Lloyds Banking Group stressed that the relevant events happened before it owned HBOS.
"We continue to focus our efforts on rebuilding the group for the benefit of our customers, employees and shareholders," its spokesperson said.
Ray Perman, the author of Hubris: How HBOS Wrecked the Best Bank in Britain, said the commission's criticism was unusual in singling out individuals.
"For the first time, blame is squarely pinned on the people who deserve it - the chairman, the two chief executives," he said.
"What they did was to pursue a very fast growth strategy, regardless of the risk and they fooled themselves into thinking that their initial success was [because] they were better than everybody else, but eventually those risks caught up with them."
Failure of regulation
The commission said the FSA's regulation of HBOS was "thoroughly inadequate".
In the three years following the merger, it said, the regulator managed to identify some of the issues that would contribute to the group's downfall, such as its aggressive pace of growth and its reliance on wholesale funding, as opposed to using its own savers' deposits.
But it failed to follow through on these concerns and was too easily satisfied that they had been resolved.
From 2004 to 2007, the FSA was "not so much the dog that did not bark, as a dog barking up the wrong tree", claimed the report.
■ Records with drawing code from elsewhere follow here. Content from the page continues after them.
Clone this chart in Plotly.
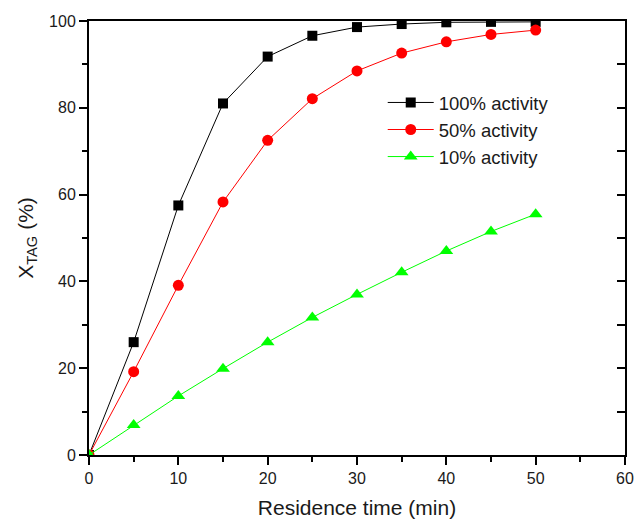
import plotly.graph_objects as go

time_min = [0, 5, 10, 15, 20, 25, 30, 35, 40, 45, 50]
act_100 = [0, 26.0, 57.5, 81.0, 91.8, 96.6, 98.6, 99.3, 99.7, 99.8, 99.8]
act_50 = [0, 19.2, 39.1, 58.3, 72.5, 82.1, 88.5, 92.6, 95.2, 96.9, 97.9]
act_10 = [0, 6.9, 13.6, 19.9, 26.0, 31.7, 37.0, 42.1, 47.0, 51.5, 55.5]

series_names = ["100% activity", "50% activity", "10% activity"]
colors = ["#000000", "#ff0000", "#00ff00"]
symbols = ["square", "circle", "triangle-up"]
sizes = [10, 11, 12]

fig = go.Figure()
for name, vals, c, s, sz in zip(series_names, [act_100, act_50, act_10], colors, symbols, sizes):
    fig.add_trace(go.Scatter(
        x=time_min, y=vals, name=name, mode="lines+markers",
        line=dict(color=c, width=1),
        marker=dict(symbol=s, size=sz, color=c, line=dict(width=0)),
    ))

# invisible trace for right-side inward ticks
fig.add_trace(go.Scatter(x=[0], y=[0], yaxis="y2", showlegend=False,
                         mode="markers", marker=dict(opacity=0), hoverinfo="skip"))

font_family = "Arial, Liberation Sans, sans-serif"
fig.update_layout(
    width=637, height=519,
    margin=dict(l=89, r=12, t=21, b=64, autoexpand=False),
    plot_bgcolor="white", paper_bgcolor="white",
    font=dict(family=font_family, color="#1a1a1a", size=16),
    showlegend=True,
    legend=dict(x=0.548, y=0.855, xanchor="left", yanchor="top",
                bgcolor="rgba(0,0,0,0)", font=dict(size=18.5),
                tracegroupgap=0, itemwidth=46),
    xaxis=dict(range=[0, 60], dtick=10, tick0=0, showgrid=False, zeroline=False,
               automargin=False,
               showline=True, linecolor="black", linewidth=2, mirror=True,
               ticks="outside", ticklen=8, tickwidth=1.5, tickcolor="black",
               minor=dict(dtick=5, ticks="outside", ticklen=5, tickwidth=1.5, tickcolor="black"),
               title=dict(text="Residence time (min)", font=dict(size=21), standoff=15),
               tickfont=dict(size=16)),
    yaxis=dict(range=[0, 100], dtick=20, tick0=0, showgrid=False, zeroline=False,
               automargin=False,
               showline=True, linecolor="black", linewidth=2, mirror=True,
               ticks="outside", ticklen=8, tickwidth=1.5, tickcolor="black",
               minor=dict(dtick=10, ticks="outside", ticklen=5, tickwidth=1.5, tickcolor="black"),
               title=dict(text="X<sub>TAG</sub> (%)", font=dict(size=21), standoff=10),
               tickfont=dict(size=16)),
    yaxis2=dict(range=[0, 100], overlaying="y", side="right", dtick=10,
                automargin=False,
                showgrid=False, zeroline=False, showticklabels=False,
                ticks="inside", ticklen=8, tickwidth=1.5, tickcolor="black",
                showline=False),
)

fig.write_html("out.html")
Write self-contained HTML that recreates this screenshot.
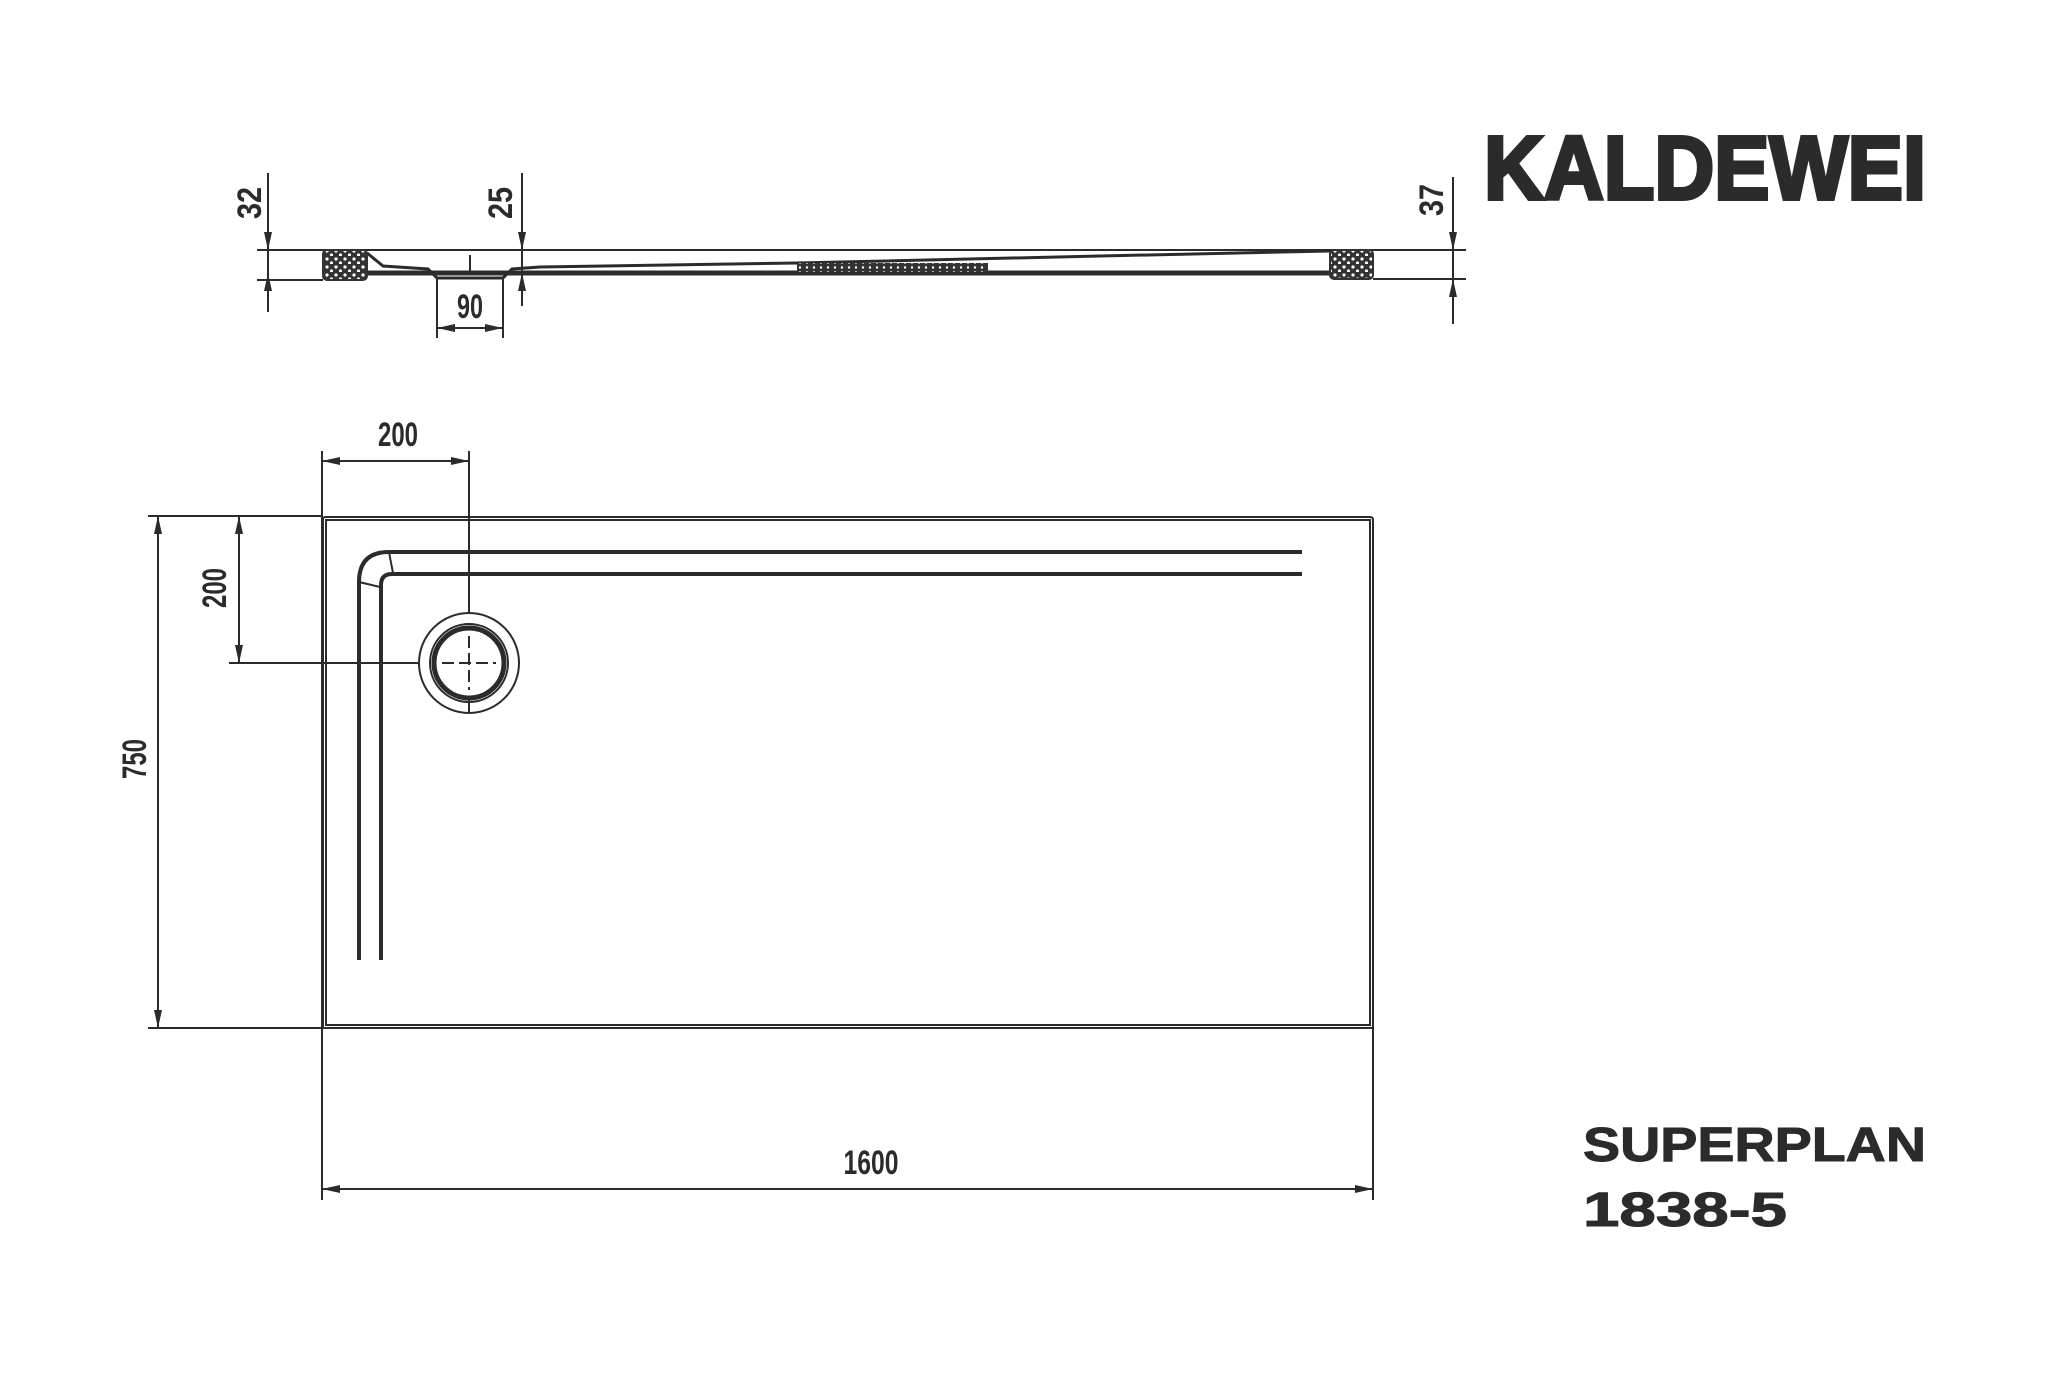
<!DOCTYPE html>
<html><head><meta charset="utf-8"><style>
html,body{margin:0;padding:0;background:#fff;}
svg{display:block;}
text{font-family:"Liberation Sans Narrow","Liberation Sans",sans-serif;font-weight:bold;fill:#2b2b2b;}
</style></head><body>
<svg width="2048" height="1374" viewBox="0 0 2048 1374" xmlns="http://www.w3.org/2000/svg">
<defs>
<pattern id="dots" width="9" height="8" patternUnits="userSpaceOnUse">
<rect width="9" height="8" fill="#333"/>
<circle cx="3" cy="3" r="1.6" fill="#fff"/><circle cx="7.5" cy="7" r="1.6" fill="#fff"/>
</pattern>
<pattern id="dots2" width="7" height="5" patternUnits="userSpaceOnUse">
<rect width="7" height="5" fill="#333"/>
<circle cx="2" cy="2.5" r="1.2" fill="#fff"/>
</pattern>
</defs>
<g stroke="#2b2b2b" fill="none">
<line x1="257" y1="250" x2="1466" y2="250" stroke-width="2"/>
<line x1="257" y1="280" x2="323" y2="280" stroke-width="2"/>
<line x1="1373" y1="279" x2="1466" y2="279" stroke-width="2"/>
<path d="M367 253 L383 266 L428 269 L437 278 L503 278 L512 269 L540 267 L797 263 L1100 256 L1330 251" stroke-width="3"/>
<line x1="367" y1="273" x2="1330" y2="273" stroke-width="5"/>
<line x1="470" y1="255" x2="470" y2="272" stroke-width="2"/>
<rect x="797" y="263" width="191" height="9" fill="url(#dots2)" stroke="none"/>
<rect x="323" y="250" width="44" height="30" rx="4" fill="url(#dots)" stroke="#333" stroke-width="2"/>
<rect x="1330" y="250" width="43" height="29" rx="4" fill="url(#dots)" stroke="#333" stroke-width="2"/>
<line x1="268" y1="173" x2="268" y2="312" stroke-width="2"/>
<line x1="522" y1="173" x2="522" y2="306" stroke-width="2"/>
<line x1="1453" y1="177" x2="1453" y2="324" stroke-width="2"/>
<line x1="437" y1="278" x2="437" y2="338" stroke-width="2"/>
<line x1="503" y1="278" x2="503" y2="338" stroke-width="2"/>
<line x1="437" y1="328" x2="503" y2="328" stroke-width="2"/>

<path d="M323 1028 L323 519 Q323 517 326 517 L1370 517 Q1373 517 1373 520 L1373 1028" stroke-width="2"/>
<path d="M326 1025 L326 520 L1370 520 L1370 1025 Z" stroke-width="2"/>
<line x1="323" y1="1028" x2="1373" y2="1028" stroke-width="2"/>
<path d="M359 960 L359 582 Q359 552 389 552 L1302 552" stroke-width="4"/>
<path d="M381 960 L381 585 Q381 574 392 574 L1302 574" stroke-width="4"/>
<line x1="389" y1="552" x2="393" y2="573" stroke-width="2"/>
<line x1="359" y1="582" x2="380" y2="587" stroke-width="2"/>
<circle cx="469" cy="663" r="50" stroke-width="2"/>
<circle cx="469" cy="663" r="39" stroke-width="2"/>
<circle cx="469" cy="663" r="35" stroke-width="5"/>
<line x1="469" y1="636" x2="469" y2="690" stroke-width="2" stroke-dasharray="12 5"/>
<line x1="442" y1="663" x2="496" y2="663" stroke-width="2" stroke-dasharray="12 5"/>
<line x1="322" y1="451" x2="322" y2="1200" stroke-width="2"/>
<line x1="1373" y1="1028" x2="1373" y2="1200" stroke-width="2"/>
<line x1="469" y1="451" x2="469" y2="613" stroke-width="2"/>
<line x1="469" y1="713" x2="469" y2="700" stroke-width="2"/>
<line x1="322" y1="461" x2="469" y2="461" stroke-width="2"/>
<line x1="148" y1="516" x2="323" y2="516" stroke-width="2"/>
<line x1="148" y1="1028" x2="323" y2="1028" stroke-width="2"/>
<line x1="158" y1="516" x2="158" y2="1028" stroke-width="2"/>
<line x1="229" y1="663" x2="419" y2="663" stroke-width="2"/>
<line x1="239" y1="516" x2="239" y2="663" stroke-width="2"/>
<line x1="322" y1="1189" x2="1373" y2="1189" stroke-width="2"/>
</g>
<g fill="#2b2b2b">
<path d="M268 250 l-4 -18 l8 0 Z"/><path d="M268 273 l-4 18 l8 0 Z"/>
<path d="M522 250 l-4 -18 l8 0 Z"/><path d="M522 273 l-4 18 l8 0 Z"/>
<path d="M1453 250 l-4 -18 l8 0 Z"/><path d="M1453 279 l-4 18 l8 0 Z"/>
<path d="M437 328 l18 -4 l0 8 Z"/><path d="M503 328 l-18 -4 l0 8 Z"/>
<path d="M322 461 l18 -4 l0 8 Z"/><path d="M469 461 l-18 -4 l0 8 Z"/>
<path d="M158 516 l-4 18 l8 0 Z"/><path d="M158 1028 l-4 -18 l8 0 Z"/>
<path d="M239 516 l-4 18 l8 0 Z"/><path d="M239 663 l-4 -18 l8 0 Z"/>
<path d="M322 1189 l18 -4 l0 8 Z"/><path d="M1373 1189 l-18 -4 l0 8 Z"/>
</g>
<g font-size="34" text-anchor="middle">
<text x="0" y="0" transform="translate(261,203) rotate(-90)" textLength="32" lengthAdjust="spacingAndGlyphs">32</text>
<text x="0" y="0" transform="translate(512,203) rotate(-90)" textLength="32" lengthAdjust="spacingAndGlyphs">25</text>
<text x="0" y="0" transform="translate(1443,200) rotate(-90)" textLength="32" lengthAdjust="spacingAndGlyphs">37</text>
<text x="470" y="318" textLength="26" lengthAdjust="spacingAndGlyphs">90</text>
<text x="398" y="446" textLength="40" lengthAdjust="spacingAndGlyphs">200</text>
<text x="0" y="0" transform="translate(226,588) rotate(-90)" textLength="40" lengthAdjust="spacingAndGlyphs">200</text>
<text x="0" y="0" transform="translate(146,759) rotate(-90)" textLength="40" lengthAdjust="spacingAndGlyphs">750</text>
<text x="871" y="1174" textLength="55" lengthAdjust="spacingAndGlyphs">1600</text>
</g>
<text x="1484" y="199" font-size="90" textLength="442" lengthAdjust="spacingAndGlyphs" stroke="#2b2b2b" stroke-width="4" style="font-family:'Liberation Sans Narrow','Liberation Sans',sans-serif;font-weight:bold;">KALDEWEI</text>
<text x="1583" y="1161" font-size="48" textLength="343" lengthAdjust="spacingAndGlyphs" stroke="#2b2b2b" stroke-width="1" style="font-family:'Liberation Sans',sans-serif;">SUPERPLAN</text>
<text x="1583" y="1226" font-size="48" textLength="204" lengthAdjust="spacingAndGlyphs" stroke="#2b2b2b" stroke-width="1" style="font-family:'Liberation Sans',sans-serif;">1838-5</text>
</svg>
</body></html>
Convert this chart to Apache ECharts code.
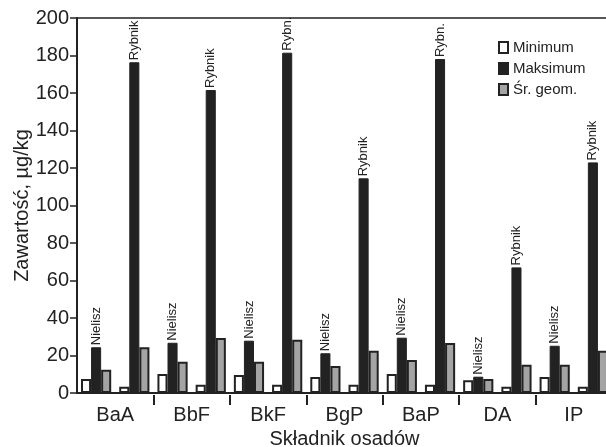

There was too much supervision at a low level and too much box-ticking, it said.
The report requires the FSA to answer nine questions about its failures. But since the FSA was abolished five days ago, on 1 April, it will not be able to do so.
Instead, its replacement, the Prudential Regulation Authority, said it would be studying the report, "to ensure that the lessons from the failings at HBOS have been fully learned".
A further report into the collapse of HBOS, started by the now disbanded FSA, will be completed by a new regulator, the Financial Conduct Authority.